[A block of data]

--------------------

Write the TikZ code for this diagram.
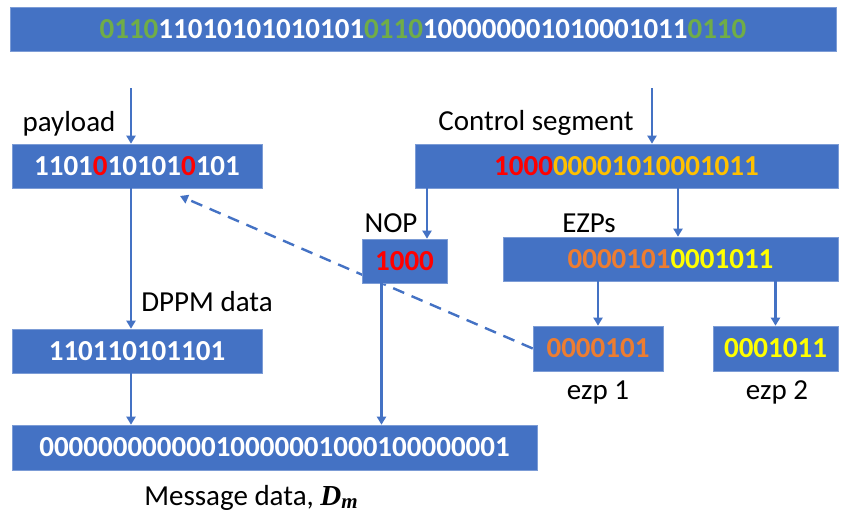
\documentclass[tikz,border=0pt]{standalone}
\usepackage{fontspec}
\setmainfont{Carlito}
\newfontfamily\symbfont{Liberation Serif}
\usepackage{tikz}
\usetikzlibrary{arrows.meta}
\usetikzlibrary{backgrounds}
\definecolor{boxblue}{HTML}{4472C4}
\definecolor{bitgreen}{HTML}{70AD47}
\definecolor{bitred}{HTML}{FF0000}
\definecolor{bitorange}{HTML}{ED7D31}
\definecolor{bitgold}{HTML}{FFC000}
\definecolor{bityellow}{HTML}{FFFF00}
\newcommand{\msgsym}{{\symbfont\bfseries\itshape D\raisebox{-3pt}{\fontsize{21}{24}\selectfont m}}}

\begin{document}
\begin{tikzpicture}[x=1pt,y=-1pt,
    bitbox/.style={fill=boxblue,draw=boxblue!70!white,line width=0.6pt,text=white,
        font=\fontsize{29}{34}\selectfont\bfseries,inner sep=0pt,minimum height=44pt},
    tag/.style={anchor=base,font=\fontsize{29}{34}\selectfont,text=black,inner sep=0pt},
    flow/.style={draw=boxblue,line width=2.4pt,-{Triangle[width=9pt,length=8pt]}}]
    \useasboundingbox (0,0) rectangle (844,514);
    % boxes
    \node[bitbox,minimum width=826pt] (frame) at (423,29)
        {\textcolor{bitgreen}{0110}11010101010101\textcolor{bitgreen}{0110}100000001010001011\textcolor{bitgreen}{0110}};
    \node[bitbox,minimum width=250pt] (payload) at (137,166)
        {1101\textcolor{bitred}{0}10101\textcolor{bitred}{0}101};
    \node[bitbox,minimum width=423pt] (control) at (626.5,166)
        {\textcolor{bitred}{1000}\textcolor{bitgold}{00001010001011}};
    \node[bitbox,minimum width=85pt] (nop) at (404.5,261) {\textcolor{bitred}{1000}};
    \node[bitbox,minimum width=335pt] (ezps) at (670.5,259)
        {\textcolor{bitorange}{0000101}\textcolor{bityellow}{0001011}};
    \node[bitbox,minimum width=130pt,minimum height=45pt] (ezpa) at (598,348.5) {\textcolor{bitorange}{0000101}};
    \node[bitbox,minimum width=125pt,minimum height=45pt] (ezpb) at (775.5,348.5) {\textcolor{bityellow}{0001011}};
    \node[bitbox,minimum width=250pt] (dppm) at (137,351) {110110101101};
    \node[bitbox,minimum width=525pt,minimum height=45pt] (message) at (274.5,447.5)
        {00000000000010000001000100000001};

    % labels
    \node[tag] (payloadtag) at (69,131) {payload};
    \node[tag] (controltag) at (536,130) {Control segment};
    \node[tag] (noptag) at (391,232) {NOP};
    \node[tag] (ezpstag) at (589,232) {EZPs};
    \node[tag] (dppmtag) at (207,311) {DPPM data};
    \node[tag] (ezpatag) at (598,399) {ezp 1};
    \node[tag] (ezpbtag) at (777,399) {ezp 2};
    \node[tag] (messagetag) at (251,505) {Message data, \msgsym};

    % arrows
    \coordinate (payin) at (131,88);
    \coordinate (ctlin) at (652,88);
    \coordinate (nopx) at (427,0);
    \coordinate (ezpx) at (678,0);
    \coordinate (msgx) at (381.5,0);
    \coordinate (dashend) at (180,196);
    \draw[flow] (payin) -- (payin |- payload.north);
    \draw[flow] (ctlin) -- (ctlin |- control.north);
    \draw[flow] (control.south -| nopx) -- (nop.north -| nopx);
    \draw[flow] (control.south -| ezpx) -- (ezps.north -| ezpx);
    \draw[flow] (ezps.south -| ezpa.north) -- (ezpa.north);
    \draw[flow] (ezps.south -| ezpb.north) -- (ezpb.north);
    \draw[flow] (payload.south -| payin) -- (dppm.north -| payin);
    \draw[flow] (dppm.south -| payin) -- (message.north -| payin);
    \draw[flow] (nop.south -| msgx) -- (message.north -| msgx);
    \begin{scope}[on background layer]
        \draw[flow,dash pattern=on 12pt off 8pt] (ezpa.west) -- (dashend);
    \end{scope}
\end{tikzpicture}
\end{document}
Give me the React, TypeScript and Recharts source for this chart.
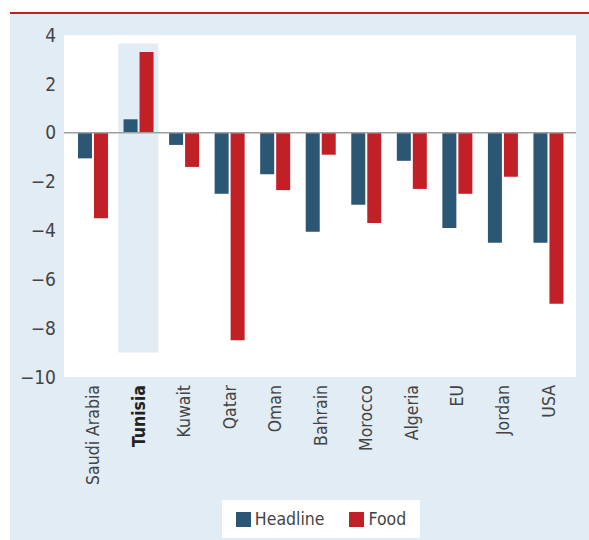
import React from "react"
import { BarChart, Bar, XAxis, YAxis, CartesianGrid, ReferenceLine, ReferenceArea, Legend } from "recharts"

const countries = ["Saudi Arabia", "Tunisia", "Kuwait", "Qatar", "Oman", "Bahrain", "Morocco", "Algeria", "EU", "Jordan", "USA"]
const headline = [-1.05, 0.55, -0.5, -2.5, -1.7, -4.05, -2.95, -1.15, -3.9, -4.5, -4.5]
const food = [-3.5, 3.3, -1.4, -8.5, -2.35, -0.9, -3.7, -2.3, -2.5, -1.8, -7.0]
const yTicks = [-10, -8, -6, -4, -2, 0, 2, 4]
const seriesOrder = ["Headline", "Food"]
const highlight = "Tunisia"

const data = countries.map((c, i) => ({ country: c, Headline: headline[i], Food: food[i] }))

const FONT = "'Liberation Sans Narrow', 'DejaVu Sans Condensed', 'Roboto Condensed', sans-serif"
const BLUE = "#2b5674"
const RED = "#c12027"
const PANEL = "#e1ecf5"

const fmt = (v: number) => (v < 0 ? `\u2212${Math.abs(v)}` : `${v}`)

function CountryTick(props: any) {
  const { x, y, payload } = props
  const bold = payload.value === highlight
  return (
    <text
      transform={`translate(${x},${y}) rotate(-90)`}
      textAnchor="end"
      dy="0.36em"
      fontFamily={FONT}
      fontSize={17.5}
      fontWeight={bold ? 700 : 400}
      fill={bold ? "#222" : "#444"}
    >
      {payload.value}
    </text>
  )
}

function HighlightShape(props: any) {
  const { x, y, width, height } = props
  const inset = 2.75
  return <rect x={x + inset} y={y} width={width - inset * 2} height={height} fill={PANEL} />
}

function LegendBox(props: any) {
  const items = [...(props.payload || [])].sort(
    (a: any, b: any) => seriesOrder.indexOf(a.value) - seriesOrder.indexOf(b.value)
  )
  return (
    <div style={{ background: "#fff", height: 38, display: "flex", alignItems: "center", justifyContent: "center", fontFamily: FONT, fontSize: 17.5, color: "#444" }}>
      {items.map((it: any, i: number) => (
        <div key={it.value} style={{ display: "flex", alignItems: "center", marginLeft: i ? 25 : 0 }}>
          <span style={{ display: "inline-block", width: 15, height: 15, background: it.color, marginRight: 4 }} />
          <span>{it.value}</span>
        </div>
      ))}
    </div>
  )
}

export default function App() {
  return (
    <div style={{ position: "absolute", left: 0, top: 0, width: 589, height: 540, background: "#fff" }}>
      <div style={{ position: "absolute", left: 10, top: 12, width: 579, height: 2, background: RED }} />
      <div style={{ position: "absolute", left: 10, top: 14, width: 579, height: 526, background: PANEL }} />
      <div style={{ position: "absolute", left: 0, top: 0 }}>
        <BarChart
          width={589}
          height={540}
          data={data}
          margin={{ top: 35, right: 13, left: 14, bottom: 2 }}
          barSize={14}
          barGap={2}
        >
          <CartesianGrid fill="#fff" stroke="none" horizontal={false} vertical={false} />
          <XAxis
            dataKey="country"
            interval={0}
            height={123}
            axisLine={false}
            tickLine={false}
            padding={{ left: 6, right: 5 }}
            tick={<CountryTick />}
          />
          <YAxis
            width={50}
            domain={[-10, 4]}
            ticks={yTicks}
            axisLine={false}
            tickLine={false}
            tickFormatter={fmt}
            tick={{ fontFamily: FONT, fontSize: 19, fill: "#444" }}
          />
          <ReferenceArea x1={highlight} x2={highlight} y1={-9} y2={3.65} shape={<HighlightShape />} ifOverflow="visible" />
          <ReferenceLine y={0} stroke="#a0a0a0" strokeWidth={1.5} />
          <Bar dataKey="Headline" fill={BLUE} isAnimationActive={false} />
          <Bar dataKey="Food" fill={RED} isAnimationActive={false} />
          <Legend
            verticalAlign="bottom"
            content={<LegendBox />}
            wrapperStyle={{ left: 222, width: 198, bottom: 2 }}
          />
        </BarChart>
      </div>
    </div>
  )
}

--------------------

# [Description of the task]
The copy should hold exactly the lines from the line with "Give me the" to the line with "ReferenceLine, ReferenceArea, Legend", both ends in, set down without any pictures and with nothing added.

# [Final result]
Give me the React, TypeScript and Recharts source for this chart.
import React from "react"
import { BarChart, Bar, XAxis, YAxis, CartesianGrid, ReferenceLine, ReferenceArea, Legend } from "recharts"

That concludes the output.